Analyzing Symbols for Theme: Mama and Maggie take great care of their simple, rural home. They keep the yard tidy and treasure the possessions that remain after a fire destroyed their family home ten or twelve years prior to the events of the story. The objects that Dee comments on and considers taking with her—the bench made by her father, the butter churn top whittled by her uncle Buddy, the dasher whittled by Aunt Dee’s first husband, and the quilts sewn by her female ancestors—are imbued with symbolic resonance.

  • For discussion: Ask students to consider which objects in the text contain symbolic value. What abstract ideas do these concrete objects represent?
  • For discussion: Why does Dee want the quilts? Why does Mama decide to give them to Maggie? What do the quilts symbolize for Dee, Mama, and Maggie? Is their meaning different for each character? How so?
  • For discussion: What do Dee’s attitudes toward the things in her mother’s home reveal about Dee’s attitude toward her mother?
  • For discussion: What do these symbols reveal about themes in the text?

Tricky Issues to Address While Teaching

The Story Features an Unreliable Narrator: From the outset, Mama, the narrator, imbues the story with her opinions and feelings about her children. These opinions shape readers’ understanding of the story.

  • What to do: Read the story together as a class, emphasizing when and where Mama interjects her opinions into the story. Invite students to consider their own opinion of the characters and events, independently from Mama’s.
  • What to do: Discuss how tone develops in the story, particularly how the narrative tone reveals Mama’s attitudes toward Dee.
  • What to do: Discuss why Walker might have chosen to tell the story through the unreliable voice of Mama. Consider how the story would be different if Dee or Maggie were narrator, or if there were an omniscient third-person narrator.

Alternative Approaches to Teaching “Everyday Use”

While the main ideas, character development, and discussion questions above are typically the focal points of units involving this text, the following suggestions represent alternative readings that may enrich your students’ experience and understanding of the story.
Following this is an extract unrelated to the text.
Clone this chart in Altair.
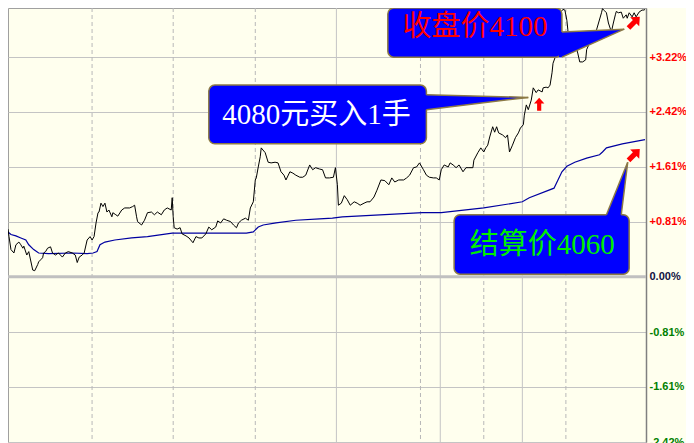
import altair as alt
import pandas as pd

# ---------------- data ----------------
# time index (horizontal position) and percent change of the price line
price_t = [2, 3, 5, 8, 10, 13, 15, 17, 18, 21,
           23, 27, 29, 32, 33, 35, 37, 38, 40, 42,
           45, 47, 50, 53, 57, 60, 63, 67, 70, 72,
           74, 77, 79, 82, 85, 87, 89, 91, 93, 94,
           96, 98, 100, 102, 104, 107, 108, 111, 113, 117,
           120, 125, 128, 130, 132, 133, 137, 140, 143, 147,
           150, 153, 157, 160, 163, 167, 168, 169, 170, 173,
           176, 178, 182, 185, 189, 192, 195, 198, 202, 205,
           208, 212, 214, 217, 220, 223, 227, 230, 233, 235,
           238, 242, 245, 247, 250, 252, 253, 255, 257, 258,
           262, 265, 268, 272, 275, 278, 281, 283, 287, 290,
           293, 297, 300, 303, 307, 310, 313, 317, 320, 323,
           327, 331, 333, 335, 336, 339, 342, 345, 348, 352,
           355, 358, 362, 365, 368, 372, 375, 379, 383, 387,
           390, 393, 397, 402, 405, 408, 412, 415, 418, 422,
           425, 428, 432, 435, 438, 440, 443, 447, 449, 452,
           455, 458, 462, 465, 468, 472, 473, 477, 480, 483,
           485, 487, 489, 492, 494, 496, 498, 502, 505, 507,
           509, 512, 515, 518, 520, 523, 524, 526, 528, 531,
           533, 536, 538, 542, 543, 546, 548, 550, 552, 553,
           555, 558, 561, 563, 565, 567, 568, 569, 572, 575,
           578, 580, 583, 586, 587, 590, 593, 596, 597, 599,
           602, 603, 605, 607, 609, 612, 614, 616, 617, 619,
           622, 624, 627, 628, 630, 633, 635, 637, 640, 643,
           645, 646]
price_v = [0.70, 0.59, 0.40, 0.35, 0.47, 0.51, 0.47, 0.42, 0.45, 0.32,
           0.37, 0.10, 0.09, 0.18, 0.22, 0.25, 0.28, 0.35, 0.37, 0.42,
           0.44, 0.35, 0.32, 0.35, 0.29, 0.35, 0.37, 0.35, 0.32, 0.21,
           0.29, 0.32, 0.35, 0.54, 0.59, 0.54, 0.59, 0.79, 0.94, 0.95,
           1.08, 1.03, 1.08, 0.95, 0.98, 0.88, 0.94, 0.91, 0.89, 0.98,
           1.01, 1.01, 1.03, 1.05, 0.88, 0.81, 0.76, 0.83, 0.94, 0.95,
           0.91, 0.95, 0.91, 0.98, 1.01, 0.98, 1.16, 0.88, 0.72, 0.70,
           0.72, 0.63, 0.60, 0.57, 0.50, 0.59, 0.57, 0.57, 0.63, 0.73,
           0.69, 0.73, 0.82, 0.79, 0.85, 0.83, 0.81, 0.76, 0.72, 0.79,
           0.83, 0.86, 0.83, 1.01, 1.10, 1.42, 1.45, 1.61, 1.76, 1.89,
           1.82, 1.68, 1.67, 1.68, 1.67, 1.54, 1.49, 1.42, 1.54, 1.52,
           1.49, 1.46, 1.46, 1.49, 1.64, 1.57, 1.60, 1.58, 1.57, 1.45,
           1.45, 1.46, 1.60, 1.35, 1.05, 1.08, 1.19, 1.13, 1.05, 1.10,
           1.08, 1.05, 1.08, 1.10, 1.10, 1.17, 1.27, 1.42, 1.41, 1.35,
           1.45, 1.39, 1.42, 1.42, 1.45, 1.49, 1.60, 1.61, 1.67, 1.57,
           1.49, 1.46, 1.45, 1.45, 1.42, 1.57, 1.64, 1.61, 1.67, 1.64,
           1.60, 1.64, 1.54, 1.60, 1.60, 1.60, 1.71, 1.82, 1.89, 1.83,
           1.89, 1.93, 2.05, 2.20, 2.12, 2.20, 2.11, 2.08, 2.04, 2.08,
           1.83, 1.93, 2.04, 2.11, 2.18, 2.23, 2.37, 2.52, 2.45, 2.59,
           2.77, 2.70, 2.74, 2.71, 2.77, 2.78, 2.77, 2.81, 2.99, 3.13,
           3.21, 3.54, 3.88, 3.92, 3.91, 3.76, 3.62, 3.40, 3.37, 3.43,
           3.28, 3.15, 3.15, 3.18, 3.33, 3.43, 3.47, 3.50, 3.62, 3.72,
           3.87, 3.93, 3.90, 3.87, 3.72, 3.59, 3.72, 3.84, 3.89, 3.87,
           3.88, 3.79, 3.84, 3.79, 3.87, 3.81, 3.87, 3.81, 3.88, 3.91,
           3.91, 3.92]

# average-price (settlement) line
avg_t = [2, 5, 10, 15, 20, 23, 28, 33, 43, 67,
         82, 88, 92, 95, 100, 110, 127, 143, 168, 193,
         243, 250, 255, 260, 273, 293, 317, 330, 340, 421,
         440, 483, 522, 529, 554, 558, 562, 567, 575, 587,
         600, 603, 607, 623, 646]
avg_v = [0.66, 0.62, 0.60, 0.57, 0.54, 0.47, 0.40, 0.35, 0.34, 0.35,
         0.34, 0.35, 0.37, 0.47, 0.51, 0.54, 0.57, 0.59, 0.64, 0.64,
         0.64, 0.66, 0.73, 0.76, 0.79, 0.83, 0.85, 0.86, 0.88, 0.94,
         0.94, 1.01, 1.10, 1.16, 1.30, 1.42, 1.54, 1.62, 1.68, 1.74,
         1.79, 1.83, 1.89, 1.95, 2.01]

# grid positions
tick_vals = [-2.42, -1.61, -0.81, 0.0, 0.81, 1.61, 2.42, 3.22]
dash_t = [87, 169, 252, 419, 483, 566]
solid_t = [334, 439, 522]
zero_v = [0.0]

# callout boxes
box_x1 = [386, 205, 453]
box_x2 = [562, 425, 630]
box_v1 = [3.22, 1.95, 0.04]
box_v2 = [3.94, 2.81, 0.91]

# horizontal pointers (close price / buy)
wedge_id = ["close", "close", "close", "buy", "buy", "buy"]
wedge_t = [559, 562, 625, 422, 425, 528]
wedge_top = [3.59, 3.59, 3.63, 2.67, 2.67, 2.63]
wedge_bot = [3.22, 3.22, 3.63, 2.45, 2.45, 2.63]

# vertical pointer (settlement)
settle_v = [0.87, 0.91, 1.68]
settle_left = [607, 607, 628.5]
settle_right = [622, 622, 628.5]

# pointer outlines
edge_t1 = [562, 562, 425, 425, 607, 622]
edge_v1 = [3.59, 3.22, 2.67, 2.45, 0.91, 0.91]
edge_t2 = [625, 625, 528, 528, 628.5, 628.5]
edge_v2 = [3.63, 3.63, 2.63, 2.63, 1.68, 1.68]

# callout texts
close_text, close_t, close_v = ["收盘价4100"], [474], [3.66]
buy_text, buy_t, buy_v = ["4080元买入1手"], [314], [2.37]
settle_text, settle_t, settle_tv = ["结算价4060"], [542], [0.47]

# red arrows
up_t, up_v = [539], [2.53]
diag_t, diag_v = [635, 635], [1.79, 3.73]

# ---------------- chart ----------------
xs = alt.Scale(domain=[2, 647], nice=False, zero=False, padding=0)
ys = alt.Scale(domain=[-2.42, 3.94], nice=False, zero=False, padding=0)

label_color = {
    "condition": [
        {"test": "datum.value > 0.001", "value": "#FF0000"},
        {"test": "datum.value < -0.001", "value": "#008000"},
    ],
    "value": "#101040",
}
y_axis = alt.Axis(
    orient="right", values=tick_vals, title=None, grid=True,
    gridColor="#C4C4C4", gridWidth=1, ticks=False, labelPadding=3,
    labelFont="Liberation Sans", labelFontSize=11, labelFontWeight="bold",
    labelExpr="datum.value > 0.001 ? '+' + format(datum.value, '.2f') + '%' : "
              "(datum.value < -0.001 ? '-' + format(-datum.value, '.2f') + '%' : '0.00%')",
    labelColor=label_color, labelOverlap=False,
    domainColor="#808080", domainWidth=1.5,
)

def X(f):
    return alt.X(f, type="quantitative", scale=xs, axis=None)

def Y(f):
    return alt.Y(f, type="quantitative", scale=ys, axis=y_axis)

price_df = pd.DataFrame({"t": price_t, "v": price_v})
avg_df = pd.DataFrame({"t": avg_t, "v": avg_v})

vdash = alt.Chart(pd.DataFrame({"t": dash_t})).mark_rule(
    color="#B8B8B8", strokeDash=[4, 3], strokeWidth=1).encode(x=X("t"))
vsolid = alt.Chart(pd.DataFrame({"t": solid_t})).mark_rule(
    color="#C4C4C4", strokeWidth=1).encode(x=X("t"))
zero = alt.Chart(pd.DataFrame({"v": zero_v})).mark_rule(
    color="#C0C0C0", strokeWidth=3).encode(y=Y("v"))

avg_line = alt.Chart(avg_df).mark_line(color="#0000A0", strokeWidth=1.2, clip=True).encode(
    x=X("t"), y=Y("v"))
price_line = alt.Chart(price_df).mark_line(color="#000000", strokeWidth=1, clip=True).encode(
    x=X("t"), y=Y("v"))

boxes = alt.Chart(pd.DataFrame({"x1": box_x1, "x2": box_x2, "v1": box_v1, "v2": box_v2})).mark_rect(
    fill="#0000FF", stroke="#8C7A45", strokeWidth=1.5, cornerRadius=6).encode(
    x=X("x1"), x2="x2", y=Y("v1"), y2="v2")

wedges = alt.Chart(pd.DataFrame({"id": wedge_id, "t": wedge_t, "top": wedge_top, "bot": wedge_bot})).mark_area(
    color="#0000FF", opacity=1).encode(x=X("t"), y=Y("top"), y2="bot", detail="id:N")

settle_wedge = alt.Chart(pd.DataFrame({"v": settle_v, "l": settle_left, "r": settle_right})).mark_area(
    color="#0000FF", opacity=1, orient="horizontal").encode(y=Y("v"), x=X("l"), x2="r")

edges = alt.Chart(pd.DataFrame({"t1": edge_t1, "v1": edge_v1, "t2": edge_t2, "v2": edge_v2})).mark_rule(
    color="#8C7A45", strokeWidth=1.5).encode(x=X("t1"), x2="t2", y=Y("v1"), y2="v2")

text_font = "Liberation Serif, Noto Sans CJK SC"

def label_layer(txt, t, v, color):
    return alt.Chart(pd.DataFrame({"label": txt, "t": t, "v": v})).mark_text(
        font=text_font, fontSize=29, color=color, align="center", baseline="middle").encode(
        x=X("t"), y=Y("v"), text="label:N")

close_lbl = label_layer(close_text, close_t, close_v, "#FF0000")
buy_lbl = label_layer(buy_text, buy_t, buy_v, "#FFFFFF")
settle_lbl = label_layer(settle_text, settle_t, settle_tv, "#00EE00")

arrow_path = "M0,-1L0.8,-0.1L0.32,-0.1L0.32,1L-0.32,1L-0.32,-0.1L-0.8,-0.1Z"
up_arrow = alt.Chart(pd.DataFrame({"t": up_t, "v": up_v})).mark_point(
    shape=arrow_path, filled=True, color="#FF0000", opacity=1, size=169, strokeWidth=0).encode(
    x=X("t"), y=Y("v"))
diag_arrows = alt.Chart(pd.DataFrame({"t": diag_t, "v": diag_v})).mark_point(
    shape=arrow_path, filled=True, color="#FF0000", opacity=1, size=256, angle=45, strokeWidth=0).encode(
    x=X("t"), y=Y("v"))

chart = alt.layer(
    vdash, vsolid, zero, avg_line, price_line,
    boxes, wedges, settle_wedge, edges,
    close_lbl, buy_lbl, settle_lbl, up_arrow, diag_arrows,
).properties(
    width=638, height=434, background="#FFFFEE",
    padding={"left": 0, "top": 0, "right": 40, "bottom": 1},
    autosize=alt.AutoSizeParams(type="none"),
).configure_view(stroke="#A0A0A0", strokeWidth=1, fill="#FFFFEE")

chart.save("out.html", embed_options={"renderer": "svg", "actions": False})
  • Focus on situational irony. Mama’s fantasy sequences at the start of the story could reveal a desire to reconcile with Dee, yet her choice at the end of the story to give the quilts to Maggie contradicts this initial desire. Did Mama’s actions at the end of the story surprise you? Does situational irony develop themes in the text? If so, how?
  • Focus on male characters in the story. Though they are secondary, background characters, men have a hand in the creation of symbolic objects and reveal each woman’s level of personal autonomy. What are Mama, Dee, and Maggie’s attitudes toward the men in their lives? What do the male characters reveal about characterization and theme in the text?
  • Focus on concepts of “home.” For many, the concept of “home” conjures feelings of safety and security. This isn’t necessarily the case for the women in Mama’s family. What does home mean for each of the three women in the story? Do these attitudes develop over the course of the text?
  • Focus on race as a motif in the story. Mama explicitly describes the way white Americans make her feel at the start of the story. What attitudes do Mama, Dee, and Maggie display about the American racial dynamics of their time?